Monday 16 December 2013

HEARSAY, GOSSIP AND RUMOUR...

Most of the stories we hear on this project will be hearsay - they won't have happened to the person we're talking to, but to their grandparents or great-grandparents. How will we work with this, so it's not a bug, but a feature? Here's some of what we said about this in the meeting last Weds.

Memory's a funny thing - sometimes details get mis-remembered, or lost or embellished in the telling - and sometimes, these mistakes or changes tell us far more than the "facts" ever could, about how people feel about it all. A memory isn't a fact, it's not some kind of objective recording of what happened - it's something we create, in our heads, using a bit of fact and a bit of emotion.  Our memories have a lot of "us" in them, and remembering is pretty much a creative act.
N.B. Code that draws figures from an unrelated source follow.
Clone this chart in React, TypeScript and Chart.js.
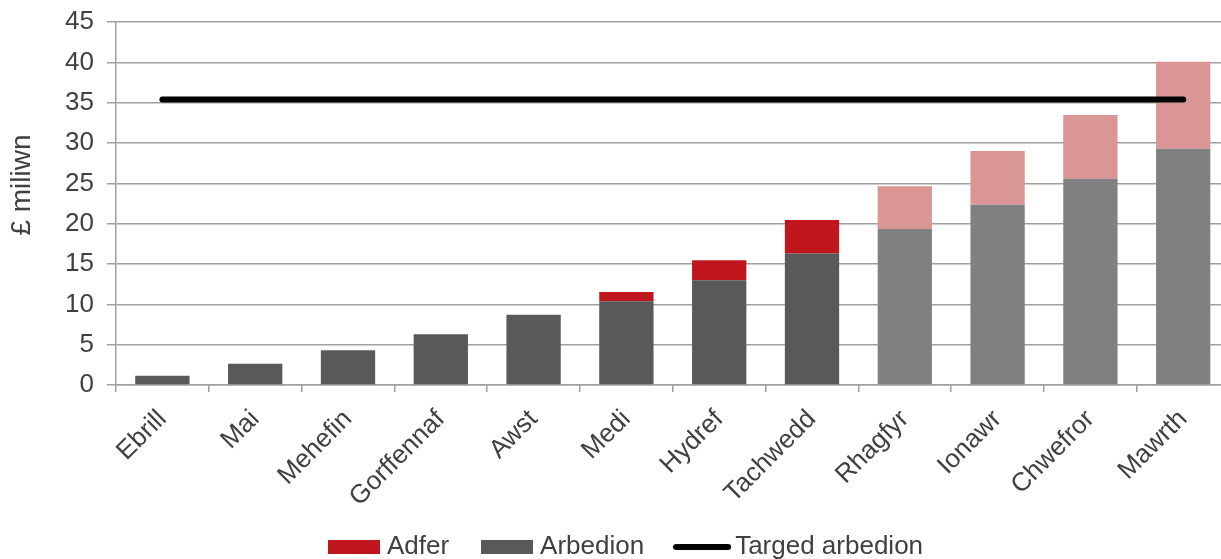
import React, { useEffect, useRef } from "react";
import { Chart, registerables } from "chart.js";

Chart.register(...registerables);

const months = ["Ebrill", "Mai", "Mehefin", "Gorffennaf", "Awst", "Medi", "Hydref", "Tachwedd", "Rhagfyr", "Ionawr", "Chwefror", "Mawrth"];
const arbedion = [1.15, 2.64, 4.3, 6.3, 8.7, 10.37, 13.0, 16.3, 19.33, 22.35, 25.57, 29.28];
const adfer = [0, 0, 0, 0, 0, 1.15, 2.45, 4.15, 5.3, 6.65, 7.9, 10.8];
const targed = [35.4, 35.4, 35.4, 35.4, 35.4, 35.4, 35.4, 35.4, 35.4, 35.4, 35.4, 35.4];
const forecast = [false, false, false, false, false, false, false, false, true, true, true, true];

const seriesLabels = ["Adfer", "Arbedion", "Targed arbedion"];
const yTitle = "£ miliwn";

const ARB_DARK = "#595959";
const ARB_LIGHT = "#808080";
const ADF_DARK = "#C0161E";
const ADF_LIGHT = "#D99694";
const TEXT = "#404040";
const GRID = "#a0a0a0";
const FONT = "'Liberation Sans', Arial, sans-serif";

function swatchRect(color: string, w: number, h: number) {
  const c = document.createElement("canvas");
  c.width = w;
  c.height = h;
  const g = c.getContext("2d")!;
  g.fillStyle = color;
  g.fillRect(0, 0, w, h);
  return c;
}

function swatchLine(color: string, w: number, lw: number) {
  const c = document.createElement("canvas");
  c.width = w;
  c.height = lw + 2;
  const g = c.getContext("2d")!;
  g.strokeStyle = color;
  g.lineWidth = lw;
  g.lineCap = "round";
  g.beginPath();
  g.moveTo(lw / 2, c.height / 2);
  g.lineTo(w - lw / 2, c.height / 2);
  g.stroke();
  return c;
}

export default function App() {
  const ref = useRef<HTMLCanvasElement | null>(null);

  useEffect(() => {
    if (!ref.current) return;
    const redSw = swatchRect(ADF_DARK, 52, 14);
    const greySw = swatchRect(ARB_DARK, 52, 14);
    const lineSw = swatchLine("#000000", 58, 6);

    const yTitlePlugin = {
      id: "yTitlePlugin",
      afterDraw(chart: any) {
        const ctx = chart.ctx;
        ctx.save();
        ctx.translate(22, 185);
        ctx.rotate(-Math.PI / 2);
        ctx.font = "28px " + FONT;
        ctx.fillStyle = TEXT;
        ctx.textAlign = "center";
        ctx.textBaseline = "middle";
        ctx.fillText(yTitle, 0, 0);
        ctx.restore();
      },
    };

    const chart = new Chart(ref.current, {
      type: "bar",
      data: {
        labels: months,
        datasets: [
          {
            type: "bar",
            label: seriesLabels[1],
            data: arbedion,
            backgroundColor: forecast.map((f) => (f ? ARB_LIGHT : ARB_DARK)),
            borderWidth: 0,
            stack: "bars",
            order: 1,
            categoryPercentage: 1,
            barPercentage: 0.585,
          } as any,
          {
            type: "bar",
            label: seriesLabels[0],
            data: adfer,
            backgroundColor: forecast.map((f) => (f ? ADF_LIGHT : ADF_DARK)),
            borderWidth: 0,
            stack: "bars",
            order: 1,
            categoryPercentage: 1,
            barPercentage: 0.585,
          } as any,
          {
            type: "line",
            label: seriesLabels[2],
            data: targed,
            borderColor: "#000000",
            backgroundColor: "#000000",
            borderWidth: 6,
            borderCapStyle: "round",
            pointRadius: 0,
            stack: "target",
            order: 0,
          } as any,
        ],
      },
      options: {
        responsive: false,
        animation: false,
        layout: { padding: { left: 27.4, right: 2.4, top: 22, bottom: -11 } },
        font: { family: FONT },
        plugins: {
          tooltip: { enabled: false },
          legend: {
            position: "bottom",
            labels: {
              usePointStyle: true,
              pointStyleWidth: 40,
              padding: 38,
              color: TEXT,
              font: { size: 26, family: FONT },
              generateLabels: () => [
                { text: seriesLabels[0], pointStyle: redSw, fillStyle: ADF_DARK, strokeStyle: ADF_DARK, lineWidth: 0, datasetIndex: 1, hidden: false, fontColor: TEXT },
                { text: seriesLabels[1], pointStyle: greySw, fillStyle: ARB_DARK, strokeStyle: ARB_DARK, lineWidth: 0, datasetIndex: 0, hidden: false, fontColor: TEXT },
                { text: seriesLabels[2], pointStyle: lineSw, fillStyle: "#000", strokeStyle: "#000", lineWidth: 0, datasetIndex: 2, hidden: false, fontColor: TEXT },
              ] as any,
            },
          },
        },
        scales: {
          x: {
            stacked: true,
            offset: true,
            grid: {
              offset: true,
              drawOnChartArea: false,
              drawTicks: true,
              tickLength: 7,
              color: GRID,
              lineWidth: 1.5,
            },
            border: { color: GRID, width: 1.5 },
            ticks: {
              minRotation: 45,
              maxRotation: 45,
              padding: 12,
              color: TEXT,
              font: { size: 26, family: FONT },
            },
            afterFit: (scale: any) => {
              scale.height = 111;
              scale._computeLabelArea = () => undefined;
            },
          },
          y: {
            stacked: true,
            min: 0,
            max: 45,
            ticks: {
              stepSize: 5,
              padding: 13,
              color: TEXT,
              font: { size: 26, family: FONT },
            },
            grid: { color: GRID, lineWidth: 1.5, tickLength: 9 },
            border: { color: GRID, width: 1.5 },
            afterFit: (scale: any) => {
              scale.width = 88.6;
              scale.paddingTop = 0;
              scale.paddingBottom = 0;
            },
          },
        },
      } as any,
      plugins: [yTitlePlugin],
    });
    return () => chart.destroy();
  }, []);

  return (
    <div style={{ position: "absolute", left: 0, top: 0, width: 1221, height: 559, overflow: "hidden", background: "#fff" }}>
      <canvas ref={ref} width={1232} height={559} style={{ display: "block" }} />
    </div>
  );
}
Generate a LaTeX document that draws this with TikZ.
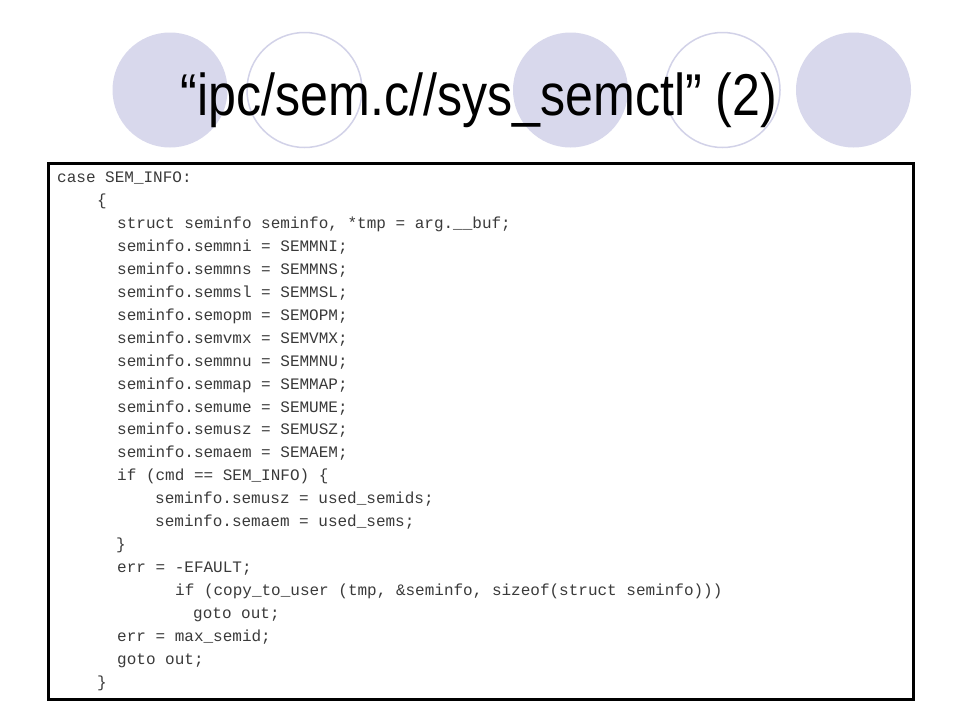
\documentclass[tikz,border=0pt]{standalone}
\usepackage{fontspec}
\usepackage{xcolor}
\usepackage{tikz}
\setmainfont{Liberation Sans}
\newfontfamily\codefont{Liberation Mono}
\definecolor{lav}{HTML}{D8D8EC}
\definecolor{lavline}{HTML}{D2D2E8}
\definecolor{ink}{HTML}{3A3A3A}
\tikzset{
  disc/.style={fill=lav, draw=none},
  ring/.style={draw=lavline, line width=1.5pt},
  frame/.style={draw=black, line width=3pt, fill=white},
  ttl/.style={inner sep=0pt, anchor=base, text=black, font=\fontsize{59}{59}\selectfont},
  code/.style={inner sep=0pt, anchor=base west, text=ink, font=\codefont\fontsize{16}{16}\selectfont},
}

\begin{document}
\begin{tikzpicture}[x=1pt,y=-1pt]
  \def\r{57.5}
  \def\dy{22.95}
  \fill[white] (0,0) rectangle (960,720);
  \useasboundingbox (0,0) rectangle (960,720);

  % circles behind the title
  \draw[disc] (170,90) circle (\r);
  \draw[ring] (304.5,90) circle (\r);
  \draw[disc] (570.5,90) circle (\r);
  \draw[ring] (722.5,90) circle (\r);
  \draw[disc] (853.5,90) circle (\r);

  \node[ttl] (title) at (479,115) {\scalebox{0.85}[1]{“ipc/sem.c//sys\_semctl” (2)}};

  % code box
  \draw[frame] (48,163) rectangle (913,699);

  \node[code] (c1)  at (57,{182.5+0*\dy})  {case SEM\_INFO:};
  \node[code] (c2)  at (97,{182.5+1*\dy})  {\{};
  \node[code] (c3)  at (117,{182.5+2*\dy}) {struct seminfo seminfo, *tmp = arg.\_\_buf;};
  \node[code] (c4)  at (117,{182.5+3*\dy}) {seminfo.semmni = SEMMNI;};
  \node[code] (c5)  at (117,{182.5+4*\dy}) {seminfo.semmns = SEMMNS;};
  \node[code] (c6)  at (117,{182.5+5*\dy}) {seminfo.semmsl = SEMMSL;};
  \node[code] (c7)  at (117,{182.5+6*\dy}) {seminfo.semopm = SEMOPM;};
  \node[code] (c8)  at (117,{182.5+7*\dy}) {seminfo.semvmx = SEMVMX;};
  \node[code] (c9)  at (117,{182.5+8*\dy}) {seminfo.semmnu = SEMMNU;};
  \node[code] (c10) at (117,{182.5+9*\dy}) {seminfo.semmap = SEMMAP;};
  \node[code] (c11) at (117,{182.5+10*\dy}) {seminfo.semume = SEMUME;};
  \node[code] (c12) at (117,{182.5+11*\dy}) {seminfo.semusz = SEMUSZ;};
  \node[code] (c13) at (117,{182.5+12*\dy}) {seminfo.semaem = SEMAEM;};
  \node[code] (c14) at (117,{182.5+13*\dy}) {if (cmd == SEM\_INFO) \{};
  \node[code] (c15) at (155,{182.5+14*\dy}) {seminfo.semusz = used\_semids;};
  \node[code] (c16) at (155,{182.5+15*\dy}) {seminfo.semaem = used\_sems;};
  \node[code] (c17) at (116,{182.5+16*\dy}) {\}};
  \node[code] (c18) at (117,{182.5+17*\dy}) {err = -EFAULT;};
  \node[code] (c19) at (175,{182.5+18*\dy}) {if (copy\_to\_user (tmp, \&seminfo, sizeof(struct seminfo)))};
  \node[code] (c20) at (193,{182.5+19*\dy}) {goto out;};
  \node[code] (c21) at (117,{182.5+20*\dy}) {err = max\_semid;};
  \node[code] (c22) at (117,{182.5+21*\dy}) {goto out;};
  \node[code] (c23) at (97,{182.5+22*\dy})  {\}};
\end{tikzpicture}
\end{document}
Some of the stories people tell us on this project might not be verifiable in the first place - there might be no records, other than our interviewees' memories. And some of the things we hear might not fit with the facts in the history books. So the question is - how do we present that to the public, without contradicting our interviewees or saying that we know better? How do we present the deeper, emotional truths that lie under people's uncertain memories and half-recalled family stories? Maybe if we present our material as art rather than fact... or if we present different opinions alongside each other..? It's a bit early in the project yet for us to have an answer to this, but it's food for thought.
NB For those who are interested, the work of oral historians like Alessandro Portelli and Luisa Passerini delve into this fascinating question of how memory works, and what it means for historians when people "make mistakes" in what they remember.